En un intento desesperado de legitimar el papel de los partidos suelen defenderse los políticos de turno diciendo que: "no todos son iguales", remitiendo la explicación de los comportamientos políticos al ámbito de las conductas individuales, tratando así de obviar el carácter estructural de las relaciones políticas, más allá del nivel inmediato. Sería algo tan absurdo como querer entender el comportamiento de los mercados sobre la base de las buenas o malas intenciones de los agentes, al margen de las leyes de funcionamiento del mercado capitalista. Un ejemplo evidente de la dimensión estructural del fenómeno lo tenemos en la crisis de Bankia. El problema no deriva solo de la mala gestión y de las perdidas provenientes de la caída del mercado inmobiliario, que también; sino de que este tipo de instituciones han sido el caldo de cultivo de todo tipo de irregularidades derivadas de un control discrecional del poder al margen de los sistemas de representación colectivos; lo mismo puede decirse de las crisis generadas en otras instituciones: monarquía, renovación de los órganos judiciales y demás. ¿A alguien le extraña entonces que sean los propios partidos a través del control de las instituciones quienes traten de exonerarse evitando cualquier depuración de responsabilidades? A mí no.

Todo esto deja al sistema democrático tocado, en una situación de profunda debilidad. La concentración progresiva de poder está alejando la toma de decisiones del control ciudadano mediante una progresiva burocratización, anquilosamiento y control coercitivo de las instancias decisionales. En la parte superior de la pirámide, la concentración progresiva de los órganos de decisión al margen de los parlamentos es un hecho hoy en día. La política económica, la política fiscal, las decisiones en materia de política social y demás se dirimen en ámbitos sobre los cuales los parlamentos poco o nada tienen que decir. En la parte inferior, la lucha por los derechos sociales y laborales está siendo restringida y penalizada a través de diferentes modificaciones legislativas que poco menos condenan este tipo de actuaciones al ámbito de la ilegalidad. De este modo, las instancias coercitivas: legislaciones ad hoc, fuerzas armadas y demás, se convierten en instancias de control social al servicio del reforzamiento de la disciplina y de la obediencia de todos aquellos excluidos del sistema. El ejercicio de la democracia participativa se ha convertido en algo subversivo.

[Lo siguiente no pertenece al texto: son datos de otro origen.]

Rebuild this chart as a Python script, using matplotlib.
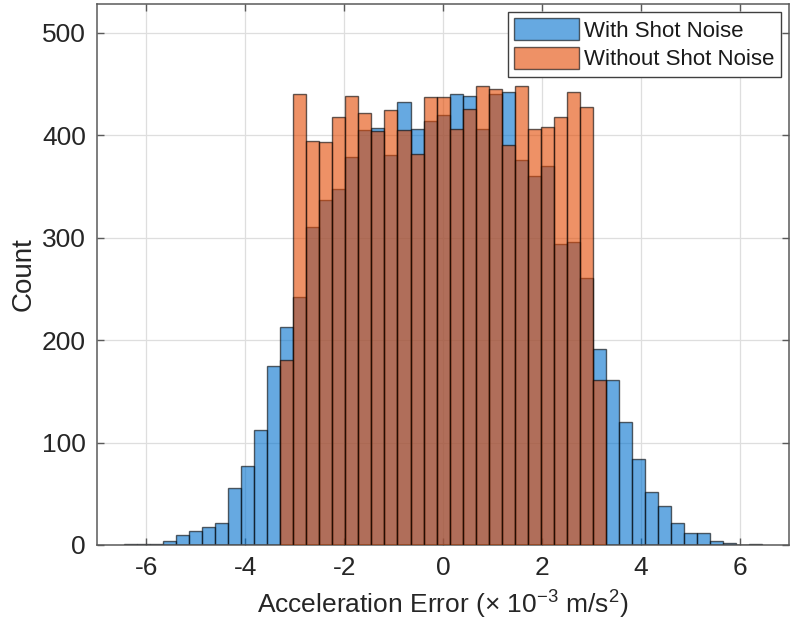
import numpy as np
import matplotlib
matplotlib.use("Agg")
import matplotlib.pyplot as plt

plt.rcParams['font.family'] = ['Liberation Sans', 'DejaVu Sans']
plt.rcParams['mathtext.fontset'] = 'custom'
plt.rcParams['mathtext.rm'] = 'Liberation Sans'
plt.rcParams['mathtext.it'] = 'Liberation Sans:italic'

# ---- data ----
bin_lo, bin_hi, n_bins = -6.45, 6.45, 49
bin_edges = np.linspace(bin_lo, bin_hi, n_bins + 1)

counts_with_noise = [
    1, 1, 1, 4, 10, 14, 18, 21, 56, 77, 112, 175,
    213, 242, 310, 337, 347, 379, 405, 407, 381, 432, 406, 414, 420,
    440, 438, 406, 440, 442, 376, 360, 370, 294, 296, 261, 191,
    161, 120, 84, 52, 38, 21, 12, 12, 4, 2, 0, 1,
]
counts_without_noise = [
    0, 0, 0, 0, 0, 0, 0, 0, 0, 0, 0, 0,
    181, 440, 394, 393, 418, 438, 422, 404, 425, 405, 382, 437, 437,
    406, 426, 448, 445, 390, 448, 406, 408, 418, 442, 427, 161,
    0, 0, 0, 0, 0, 0, 0, 0, 0, 0, 0, 0,
]
series_labels = ["With Shot Noise", "Without Shot Noise"]
x_ticks = [-6, -4, -2, 0, 2, 4, 6]
y_ticks = [0, 100, 200, 300, 400, 500]

# ---- figure ----
fig = plt.figure(figsize=(7.91, 6.36), dpi=100)
ax = fig.add_axes([0.1226, 0.1431, 0.875, 0.8506])

widths = np.diff(bin_edges)
blue = (0/255, 112/255, 205/255)
orange = (227/255, 72/255, 0/255)

ax.bar(bin_edges[:-1], counts_with_noise, width=widths, align='edge',
       color=blue, alpha=0.6, edgecolor=(0, 0, 0, 0.9), linewidth=1.0,
       label=series_labels[0], zorder=2)
ax.bar(bin_edges[:-1], counts_without_noise, width=widths, align='edge',
       color=orange, alpha=0.6, edgecolor=(0, 0, 0, 0.9), linewidth=1.0,
       label=series_labels[1], zorder=3)

ax.set_xlim(-7, 7)
ax.set_ylim(0, 528)
ax.set_xticks(x_ticks)
ax.set_yticks(y_ticks)
ax.set_xticklabels([str(v) for v in x_ticks])
ax.grid(True, color='#dedede', linewidth=0.9, zorder=0)
ax.set_axisbelow(True)

axis_col = '#5a5a5a'
for s in ax.spines.values():
    s.set_color(axis_col)
    s.set_linewidth(1.1)
ax.tick_params(direction='in', length=5, width=1.0, color=axis_col,
               labelsize=19, labelcolor='#262626', top=True, right=True,
               pad=8)

ax.set_xlabel(r"Acceleration Error ($\times$ 10$^{-3}$ m/s$^{2}$)",
              fontsize=19, color='#262626', labelpad=6)
ax.set_ylabel("Count", fontsize=20, color='#262626', labelpad=4)

leg = ax.legend(loc='upper right', fontsize=16, frameon=True, fancybox=False,
                handlelength=2.9, handleheight=1.1, handletextpad=0.25,
                borderpad=0.3, labelspacing=0.25, borderaxespad=0.35)
leg.get_frame().set_edgecolor('#404040')
leg.get_frame().set_linewidth(1.0)
leg.get_frame().set_alpha(1.0)
for t in leg.get_texts():
    t.set_color('#1a1a1a')

fig.savefig("out.png", dpi=100)
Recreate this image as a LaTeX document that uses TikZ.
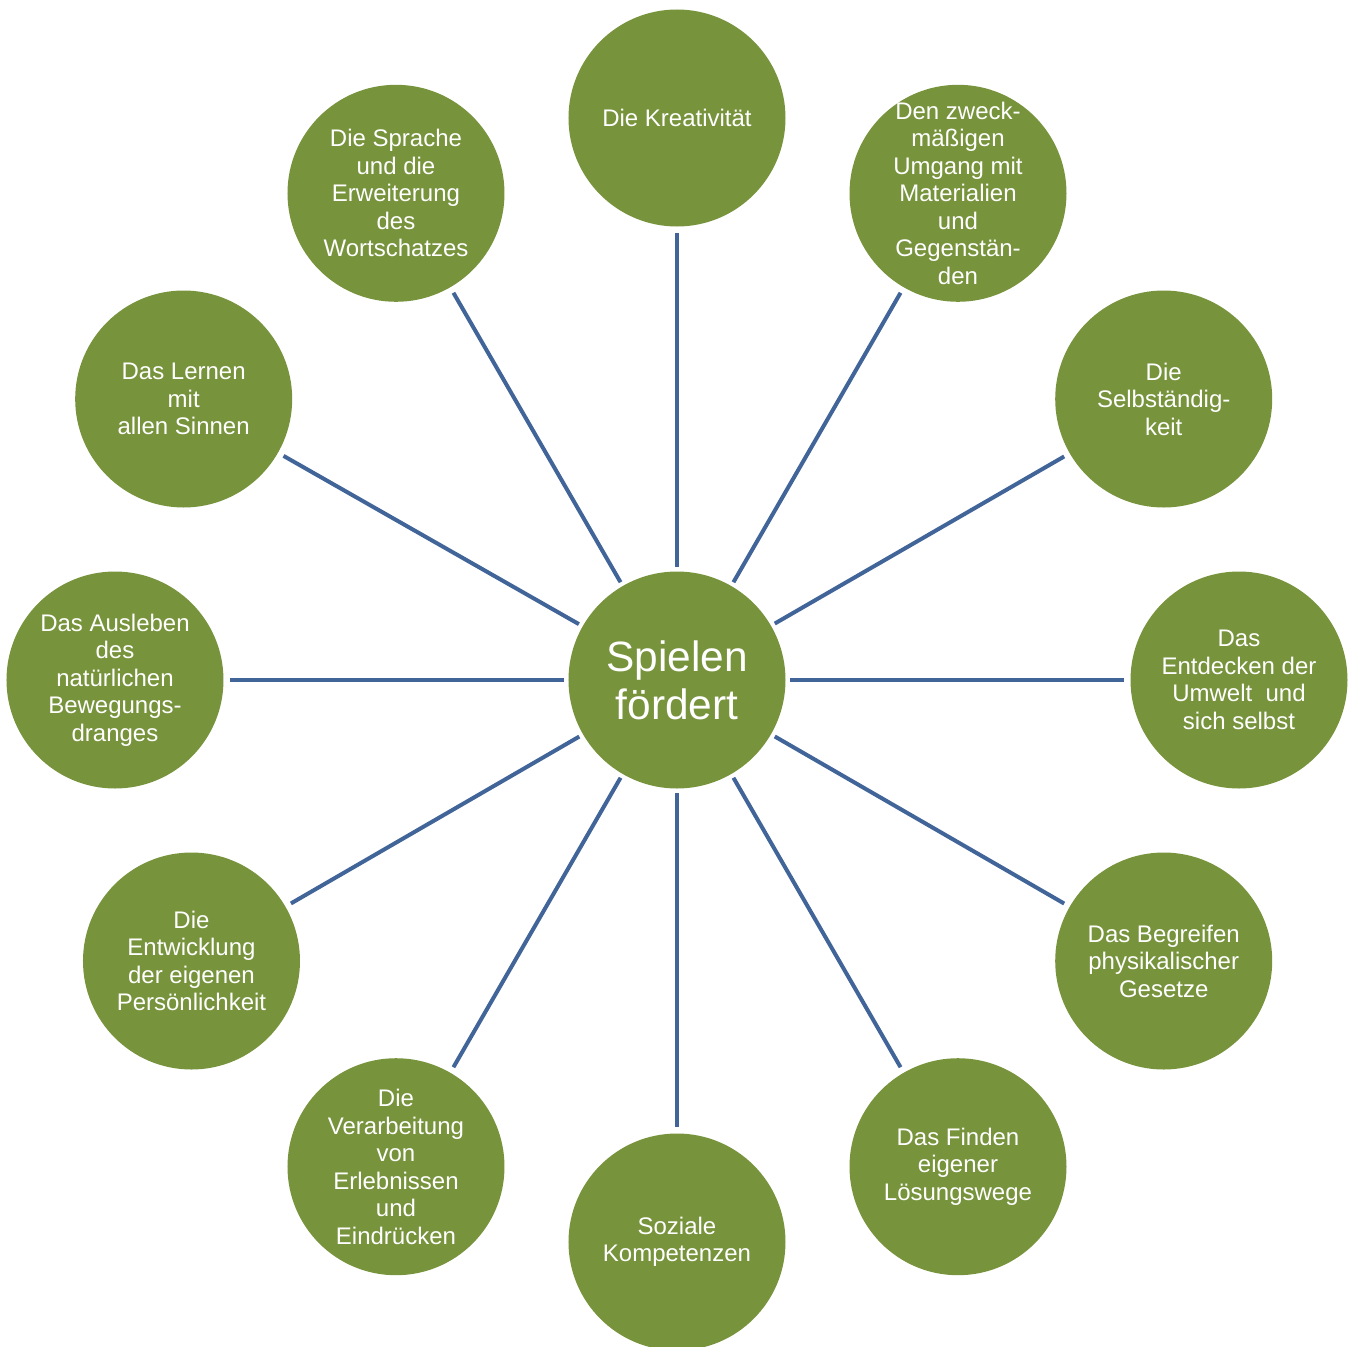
\documentclass[tikz,border=0pt]{standalone}
\usepackage{fontspec}
\setmainfont{Liberation Sans}
\definecolor{leafgreen}{RGB}{119,147,60}
\definecolor{spokeblue}{RGB}{65,101,152}
\tikzset{
  bubble/.style={circle, fill=leafgreen, minimum size=108.5pt, inner sep=-10pt,
    outer sep=3.2pt, text=white, align=center, font=\fontsize{12}{13.75}\selectfont},
  spoke/.style={draw=spokeblue, line width=2pt}
}
\begin{document}
\begin{tikzpicture}
\useasboundingbox (-338.5pt,-333pt) rectangle (335.5pt,340pt);
% centre circle
\node[bubble, outer sep=2.2pt, font=\fontsize{21.2}{24}\selectfont] (core) at (0,0) {Spielen\\fördert};

% outer ring with spokes
\foreach \ang/\dx/\nm/\txt in {
    90/0pt/kreativ/Die Kreativität,
    60/0pt/umgang/Den zweck-\\mäßigen\\Umgang mit\\Materialien\\und\\Gegenstän-\\den,
    30/0pt/selbst/Die\\Selbständig-\\keit,
    0/0pt/umwelt/Das\\Entdecken der\\Umwelt~ und\\sich selbst,
    -30/0pt/gesetze/Das Begreifen\\physikalischer\\Gesetze,
    -60/0pt/loesung/Das Finden\\eigener\\Lösungswege,
    -90/0pt/sozial/Soziale\\Kompetenzen,
    -120/0pt/erlebnis/Die\\Verarbeitung\\von\\Erlebnissen\\und\\Eindrücken,
    -150/0.6pt/person/Die\\Entwicklung\\der eigenen\\Persönlichkeit,
    180/0pt/bewegung/Das Ausleben\\des\\natürlichen\\Bewegungs-\\dranges,
    150/-3.3pt/sinne/Das Lernen\\mit\\allen Sinnen,
    120/0pt/sprache/Die Sprache\\und die\\Erweiterung\\des\\Wortschatzes} {
  \node[bubble, xshift=\dx] (\nm) at (\ang:281pt) {\txt};
  \draw[spoke] (core) -- (\nm);
}
\end{tikzpicture}
\end{document}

La apelación a la recentralización del Estado debe comprenderse en esta dinámica, la del afianzamiento del sistema partitocrático que aleja a los ámbitos territoriales de los procesos decisionales y que fortalece al mismo tiempo un esquema tecnocrático en el que las decisiones se pierden en esferas de poder terriblemente opacas y concentradas. No es extraño que cualquier propuesta descentralizadora que diversifique las estructuras de poder y que, por otra parte, acerque la toma de decisiones a las sensibilidades ciudadanas, aunque no sea más que fruto de la proximidad, sea vista con enorme desconfianza. Precisamente por esta razón entiendo que proyectos descentralizadores son un test para la democracia porque, como dice Christine Bessonart, presidenta de la asamblea de municipios en Iparralde: "Vemos lo que pasa en el otro lado del País Vasco? cuando un país toma las riendas de su vida, se produce mayor dinamismo y se dan respuestas más precisas y eficaces a los problemas?" (DEIA, 4 de junio). Dicho de otra forma, la democratización de los sistemas políticos va a pasar necesariamente por una reformulación de las estructuras de poder donde las tensiones entre lo local, vinculado a las condiciones de reproducción social; y lo global, concentrando estructuras de poder cada vez más complejas y alejadas de las condiciones de vida que fagocitan los niveles de decisión local están servidas. Esta contraposición va a ser una fuente continua de inestabilidad institucional. No me extraña que a muchos cualquier proyecto de afirmación de carácter soberanista les parezca poco menos que revolucionario. Y es que el binomio identidad-alteridad choca frontalmente con la homogeneización vicaria a la que nos quieren someter las estructuras de poder en liza.